This has been a request from several community members in the other polls on the Firo block reward division thread. This not a core team initiated proposal though we thought it was an interesting enough idea to seek community feedback.
If this thread gains sufficient traction, we’ll open a poll for it.
The proposal is simple, with the halving of the block time, keep the token emission the same per block which is currently at 12.5 FIRO/block. This effectively accelerates token emission.
THE PURPOSE OF COIN EMISSION
The purpose of coin emission is a way to distribute coins and bootstrap community. Emission can also be used to fund incentives of behaviour/initiatives we want to see for e.g. mining, masternodes or liquidity incentives.
While coin emission is inflation, the difference between fiat inflation which are determined by the central bank, cryptocurrency supply schedules are social contracts with the community. Some pride themselves in never deviating (such as Bitcoin) while others adjust as need be as long as there’s community consensus (see ETH and XMR).

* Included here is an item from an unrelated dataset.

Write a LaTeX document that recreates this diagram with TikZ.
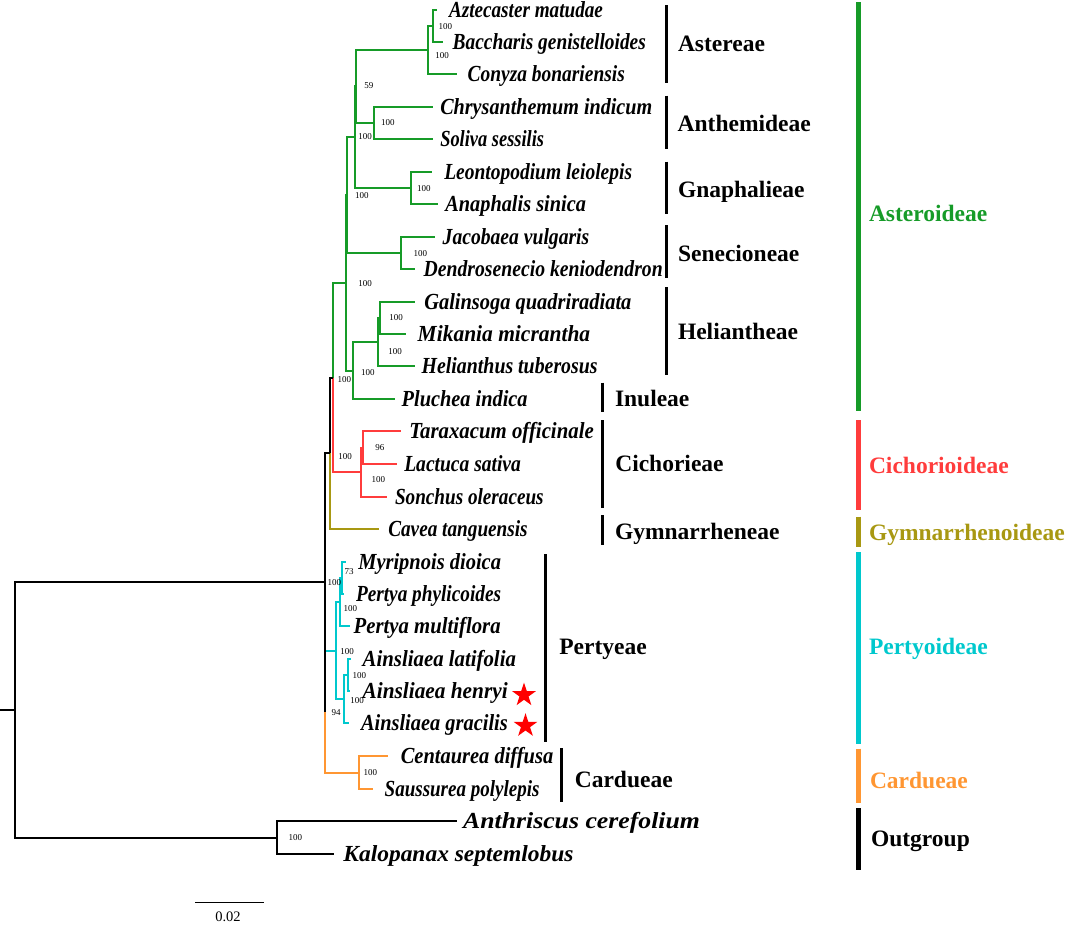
\documentclass[tikz,border=0pt]{standalone}
\usepackage{fontspec}
\setmainfont{Liberation Serif}
\usepackage{xcolor}
\usepackage{graphicx}
\usepackage{tikz}
\usetikzlibrary{shapes.geometric}
\definecolor{astgreen}{RGB}{22,155,40}
\definecolor{cicred}{RGB}{255,60,60}
\definecolor{gymolive}{RGB}{168,152,18}
\definecolor{percyan}{RGB}{0,200,205}
\definecolor{carorange}{RGB}{255,150,50}
\newcommand{\widen}[2]{\scalebox{#1}[1]{#2}}

\begin{document}
\begin{tikzpicture}[x=1pt, y=-1pt, line width=2pt]
	\tikzstyle{elbow}=[to path={|- (\tikztotarget)}]
	\tikzstyle{taxon}=[anchor=base west, inner sep=0pt, yshift=-7.6pt, font=\fontsize{23}{27}\selectfont\bfseries\itshape]
	\tikzstyle{boot}=[anchor=base west, inner sep=0pt, yshift=-3pt, font=\fontsize{9}{10}\selectfont]
	\tikzstyle{tribe}=[anchor=base west, inner sep=0pt, yshift=-7.8pt, font=\fontsize{23.5}{28}\selectfont\bfseries]
	\tikzstyle{tribebar}=[line width=3pt]
	\tikzstyle{subbar}=[line width=5pt]
	\tikzstyle{redstar}=[star, star points=5, star point ratio=2.618, fill=red, draw=none, minimum size=25pt, inner sep=0pt]

	\useasboundingbox (0,0) rectangle (1065,926);

	% tips
	\coordinate (t1) at (436.7,9.5);
	\coordinate (t2) at (443,42);
	\coordinate (t3) at (456.7,74.3);
	\coordinate (t4) at (433.3,106.7);
	\coordinate (t5) at (433,139);
	\coordinate (t6) at (431.7,171.7);
	\coordinate (t7) at (438,204);
	\coordinate (t8) at (435,236.7);
	\coordinate (t9) at (415,269);
	\coordinate (t10) at (415,301.5);
	\coordinate (t11) at (406,334);
	\coordinate (t12) at (415,366.3);
	\coordinate (t13) at (395,399);
	\coordinate (t14) at (400.7,431);
	\coordinate (t15) at (396.7,464);
	\coordinate (t16) at (387.3,497);
	\coordinate (t17) at (379.3,528.5);
	\coordinate (t18) at (346,561.7);
	\coordinate (t19) at (343.5,594);
	\coordinate (t20) at (350,626.3);
	\coordinate (t21) at (350.7,658.5);
	\coordinate (t22) at (350,691);
	\coordinate (t23) at (349,723.3);
	\coordinate (t24) at (388,756);
	\coordinate (t25) at (373,789);
	\coordinate (t26) at (457,821);
	\coordinate (t27) at (334,854);

	% inner nodes
	\coordinate (ab) at (432.7,25.75);
	\coordinate (ast) at (427.7,50);
	\coordinate (n1) at (356,86.4);
	\coordinate (ant) at (374.3,122.85);
	\coordinate (n2) at (354.5,137.2);
	\coordinate (gna) at (411,187.85);
	\coordinate (n3) at (346.5,195);
	\coordinate (sen) at (400.7,252.85);
	\coordinate (n4) at (345.7,282.75);
	\coordinate (gm) at (380,317.75);
	\coordinate (hel) at (378,342);
	\coordinate (hp) at (353,370.5);
	\coordinate (ac) at (333,377.6);
	\coordinate (tl) at (362.7,447.5);
	\coordinate (cic) at (361,472.25);
	\coordinate (g) at (330,453);
	\coordinate (i) at (325,582.3);
	\coordinate (j) at (325,711.5);
	\coordinate (per) at (336,650.5);
	\coordinate (pb) at (339.5,602.15);
	\coordinate (pa) at (341.5,577.85);
	\coordinate (ains) at (344,699.15);
	\coordinate (al) at (348.3,674.75);
	\coordinate (car) at (358.5,772.5);
	\coordinate (out) at (277,837.5);
	\coordinate (root) at (15,709.9);
	\coordinate (stub) at (0,709.9);

	\path
	(ab) edge[elbow, astgreen] (t1)
	     edge[elbow, astgreen] (t2)
	(ast) edge[elbow, astgreen] (ab)
	      edge[elbow, astgreen] (t3)
	(ant) edge[elbow, astgreen] (t4)
	      edge[elbow, astgreen] (t5)
	(n1) edge[elbow, astgreen] (ast)
	     edge[elbow, astgreen] (ant)
	(gna) edge[elbow, astgreen] (t6)
	      edge[elbow, astgreen] (t7)
	(n2) edge[elbow, astgreen] (n1)
	     edge[elbow, astgreen] (gna)
	(sen) edge[elbow, astgreen] (t8)
	      edge[elbow, astgreen] (t9)
	(n3) edge[elbow, astgreen] (n2)
	     edge[elbow, astgreen] (sen)
	(gm) edge[elbow, astgreen] (t10)
	     edge[elbow, astgreen] (t11)
	(hel) edge[elbow, astgreen] (gm)
	      edge[elbow, astgreen] (t12)
	(hp) edge[elbow, astgreen] (hel)
	     edge[elbow, astgreen] (t13)
	(n4) edge[elbow, astgreen] (n3)
	     edge[elbow, astgreen] (hp)
	(ac) edge[elbow, astgreen] (n4);

	\path
	(tl) edge[elbow, cicred] (t14)
	     edge[elbow, cicred] (t15)
	(cic) edge[elbow, cicred] (tl)
	      edge[elbow, cicred] (t16)
	(ac) edge[elbow, cicred] (cic);

	\path
	(g) edge[elbow, gymolive] (t17)
	(g) edge[elbow] (ac);

	\path
	(pa) edge[elbow, percyan] (t18)
	     edge[elbow, percyan] (t19)
	(pb) edge[elbow, percyan] (pa)
	     edge[elbow, percyan] (t20)
	(al) edge[elbow, percyan] (t21)
	     edge[elbow, percyan] (t22)
	(ains) edge[elbow, percyan] (al)
	       edge[elbow, percyan] (t23)
	(per) edge[elbow, percyan] (pb)
	      edge[elbow, percyan] (ains)
	(j) edge[elbow, percyan] (per);

	\path
	(car) edge[elbow, carorange] (t24)
	      edge[elbow, carorange] (t25)
	(j) edge[elbow, carorange] (car);

	\path
	(i) edge[elbow] (g)
	    edge[elbow] (j)
	(out) edge[elbow] (t26)
	      edge[elbow] (t27)
	(root) edge[elbow] (i)
	       edge[elbow] (out)
	(stub) edge (root);

	% taxon names
	\node[taxon] (l1) at (448,9.5) {\widen{0.834}{Aztecaster matudae}};
	\node[taxon] (l2) at (451.7,42) {\widen{0.842}{Baccharis genistelloides}};
	\node[taxon] (l3) at (466.7,74.3) {\widen{0.845}{Conyza bonariensis}};
	\node[taxon] (l4) at (439.3,106.7) {\widen{0.875}{Chrysanthemum indicum}};
	\node[taxon] (l5) at (439.3,139) {\widen{0.80}{Soliva sessilis}};
	\node[taxon] (l6) at (443.3,171.7) {\widen{0.847}{Leontopodium leiolepis}};
	\node[taxon] (l7) at (444.3,204) {\widen{0.884}{Anaphalis sinica}};
	\node[taxon] (l8) at (441.7,236.7) {\widen{0.853}{Jacobaea vulgaris}};
	\node[taxon] (l9) at (422.7,269) {\widen{0.856}{Dendrosenecio keniodendron}};
	\node[taxon] (l10) at (423.3,301.5) {\widen{0.888}{Galinsoga quadriradiata}};
	\node[taxon] (l11) at (416.7,334) {\widen{0.934}{Mikania micrantha}};
	\node[taxon] (l12) at (420.7,366.3) {\widen{0.863}{Helianthus tuberosus}};
	\node[taxon] (l13) at (400.7,399) {\widen{0.884}{Pluchea indica}};
	\node[taxon] (l14) at (408.3,431) {\widen{0.905}{Taraxacum officinale}};
	\node[taxon] (l15) at (403.3,464) {\widen{0.849}{Lactuca sativa}};
	\node[taxon] (l16) at (394,497) {\widen{0.834}{Sonchus oleraceus}};
	\node[taxon] (l17) at (387.3,528.5) {\widen{0.836}{Cavea tanguensis}};
	\node[taxon] (l18) at (357.3,561.7) {\widen{0.89}{Myripnois dioica}};
	\node[taxon] (l19) at (355,594) {\widen{0.838}{Pertya phylicoides}};
	\node[taxon] (l20) at (352.7,626.3) {\widen{0.902}{Pertya multiflora}};
	\node[taxon] (l21) at (361.7,658.5) {\widen{0.905}{Ainsliaea latifolia}};
	\node[taxon] (l22) at (361.7,691) {\widen{0.926}{Ainsliaea henryi}};
	\node[taxon] (l23) at (360,723.3) {\widen{0.887}{Ainsliaea gracilis}};
	\node[taxon] (l24) at (399.8,756) {\widen{0.889}{Centaurea diffusa}};
	\node[taxon] (l25) at (383.7,789) {\widen{0.827}{Saussurea polylepis}};
	\node[taxon] (l26) at (462.1,821) {\widen{1.12}{Anthriscus cerefolium}};
	\node[taxon] (l27) at (342.4,854) {\widen{1.02}{Kalopanax septemlobus}};

	\node[redstar] (s1) at (524,695) {};
	\node[redstar] (s2) at (525.5,725.7) {};

	% support values
	\node[boot] (b1) at (437.7,26) {100};
	\node[boot] (b2) at (434.3,55) {100};
	\node[boot] (b3) at (363.3,85) {59};
	\node[boot] (b4) at (380,122.7) {100};
	\node[boot] (b5) at (357.3,136.7) {100};
	\node[boot] (b6) at (416,188.3) {100};
	\node[boot] (b7) at (354,195) {100};
	\node[boot] (b8) at (412.7,253.3) {100};
	\node[boot] (b9) at (357.3,283.3) {100};
	\node[boot] (b10) at (388.3,317.7) {100};
	\node[boot] (b11) at (387.3,351) {100};
	\node[boot] (b12) at (360,372.7) {100};
	\node[boot] (b13) at (336.7,379.3) {100};
	\node[boot] (b14) at (374.3,447.7) {96};
	\node[boot] (b15) at (370.7,479) {100};
	\node[boot] (b16) at (337.3,456.7) {100};
	\node[boot] (b17) at (326.7,582.7) {100};
	\node[boot] (b18) at (343.7,571.7) {73};
	\node[boot] (b19) at (342.7,608) {100};
	\node[boot] (b20) at (339.3,651.7) {100};
	\node[boot] (b21) at (351.7,675) {100};
	\node[boot] (b22) at (349.3,700.7) {100};
	\node[boot] (b23) at (330.7,712.7) {94};
	\node[boot] (b24) at (362.7,772.7) {100};
	\node[boot] (b25) at (287.7,837.7) {100};

	% tribes
	\draw[tribebar] (666,5) -- (666,82.7);
	\draw[tribebar] (666,95.7) -- (666,149);
	\draw[tribebar] (666,161.7) -- (666,214.3);
	\draw[tribebar] (666.5,225) -- (666.5,278.3);
	\draw[tribebar] (666.5,287.3) -- (666.5,375);
	\draw[tribebar] (602.3,382.7) -- (602.3,411.7);
	\draw[tribebar] (602.3,420) -- (602.3,508.3);
	\draw[tribebar] (602.3,515) -- (602.3,545);
	\draw[tribebar] (545,554) -- (545,741.7);
	\draw[tribebar] (561.6,748.3) -- (561.6,801.7);
	\node[tribe] (astereae) at (677,44) {Astereae};
	\node[tribe] (anthemideae) at (676.7,123.3) {Anthemideae};
	\node[tribe] (gnaphalieae) at (677,189.3) {Gnaphalieae};
	\node[tribe] (senecioneae) at (677,254) {Senecioneae};
	\node[tribe] (heliantheae) at (677,331.7) {Heliantheae};
	\node[tribe] (inuleae) at (614,398.3) {Inuleae};
	\node[tribe] (cichorieae) at (614.3,463.3) {Cichorieae};
	\node[tribe] (gymnarrheneae) at (614,531.7) {Gymnarrheneae};
	\node[tribe] (pertyeae) at (558.3,646.7) {Pertyeae};
	\node[tribe] (cardueae) at (573.8,780) {Cardueae};

	% subfamilies
	\draw[subbar, astgreen] (858.3,2) -- (858.3,411);
	\draw[subbar, cicred] (858.3,420) -- (858.3,510);
	\draw[subbar, gymolive] (858.3,516.6) -- (858.3,547);
	\draw[subbar, percyan] (858.3,552) -- (858.3,744);
	\draw[subbar, carorange] (858.3,748.5) -- (858.3,803);
	\draw[subbar] (858.3,808) -- (858.3,870);
	\node[tribe, text=astgreen] (asteroideae) at (868,214) {Asteroideae};
	\node[tribe, text=cicred] (cichorioideae) at (868,466) {Cichorioideae};
	\node[tribe, text=gymolive] (gymnarrhenoideae) at (868,532.5) {Gymnarrhenoideae};
	\node[tribe, text=percyan] (pertyoideae) at (868,646.7) {Pertyoideae};
	\node[tribe, text=carorange] (carduoideae) at (869,781) {Cardueae};
	\node[tribe] (outgroup) at (870,839) {Outgroup};

	% scale bar
	\coordinate (sb1) at (195,902.7);
	\coordinate (sb2) at (264,902.7);
	\draw[line width=1.4pt] (sb1) -- (sb2);
	\node[anchor=base, inner sep=0pt, font=\fontsize{14.5}{16}\selectfont] (sbtext) at (228,921.5) {0.02};
\end{tikzpicture}
\end{document}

Also there’s economic theory (Quantity Theory of Disaggregated Credit) that if coin emission is used for productive purposes it can generate a net benefit despite the inflation.
HOW DOES FIRO’S EMISSION SCHEDULE LOOK LIKE COMPARED TO OTHER COINS?
Firo’s block emission schedule currently follows Bitcoin’s schedule which is an extremely slow emission schedule.
As you can see, the coins are emitted over a very long period of time and only approaches close to complete distribution in 20+ years from its creation. It however absolutely completes distribution in 2140. This was important as Bitcoin operated in a vacuum and all the crypto and industry infrastructure had to be built around it. This isn’t the same environment we have today with most of the population being aware of the existence of cryptocurrencies, well developed exchanges, rapidly growing DEXes and professional miners.
Compare this to Monero’s emission schedule which emits most of its supply in almost 6 years and is now entering into its tail emission phase.
Ethereum also has a similarly aggressive schedule:
Piratechain’s emission is also almost completely emitted in 2 years.
PROS OF ACCELERATING COIN EMISSION
With the proposed changed in tokenomics coming to a close soon, the miners are taking a 50% hit which may affect the current ecosystem. If we don’t change the block reward per block but accelerate the block time, the miners will get the same amount of FIRO as they did currently which would sustain the
This will also greatly alleviate core team funding issues and greatly empower the community fund. While this is additional inflation, if they are dedicated towards productive uses, the net benefit it will yield might be more especially as both the community and the development team has funds to allocate.
Masternodes will also enjoy a much larger yield making it competitive with other staking programs. However the effect of this is dependent on whether masternodes will utilize these rewards to create more masternodes, contribute towards the ecosystem or just sell them. If it’s the latter, then it’s inflationary pressure.
This cuts a balance and doesn’t change the dev team’s share of the reward nor does it involve willing coins out of thin air. This also preserves the existing PoW infrastructure without resulting in even more centralization of pools. Note that despite miners dumping, even with current selling pressure, they only exert something like 10k USD sell pressure a day so it’s not fair to blame price declines on them solely.
CONS OF ACCELERATING COIN EMISSION
The inflation of Firo’s coin emission goes back to pre-halving days (though note that the high emission didn’t hurt Firo’s growth in those initial 4 years) though it is arguable that the allocation is much more fair without seed investors and now a community fund.
There is also an assumption that masternode holders are loyal Firo members who will channel their rewards to support the project. We are seeing some of these with the donations (which come from many known masternode holders) but it is far below the number of masternode holders that we have.
The 2nd drawback is that for those that believe tokenomics should never change (for eg Bitcoin maxi types), this now sets a precedent that Firo can change its tokenomics. For some, cryptocurrency rules should be set from the beginning and never changed or else it’ll be subject to politics and outside influences.
This was discussed in other threads but I strongly believe in the need of a small tail emission (<1% a year). The idea that miners/masternodes can be sustained purely from a fee market to me is a bit of hopium. Over the next few years (maybe in two halvings?) unless Bitcoin continues going parabolic in price, miners will soon find themselves in a tough spot.
There is a Princeton study on it.
On the instability of Bitcoin without the block reward. You can also read Decrypt’s article on it.
For the sake of counter-argument, you can read Dan Hedl’s (a well known Bitcoin maxi) opinions on why he thinks this isn’t a problem.
I think this is an excellent time to consider the tail emission and also in the future dynamic blocks.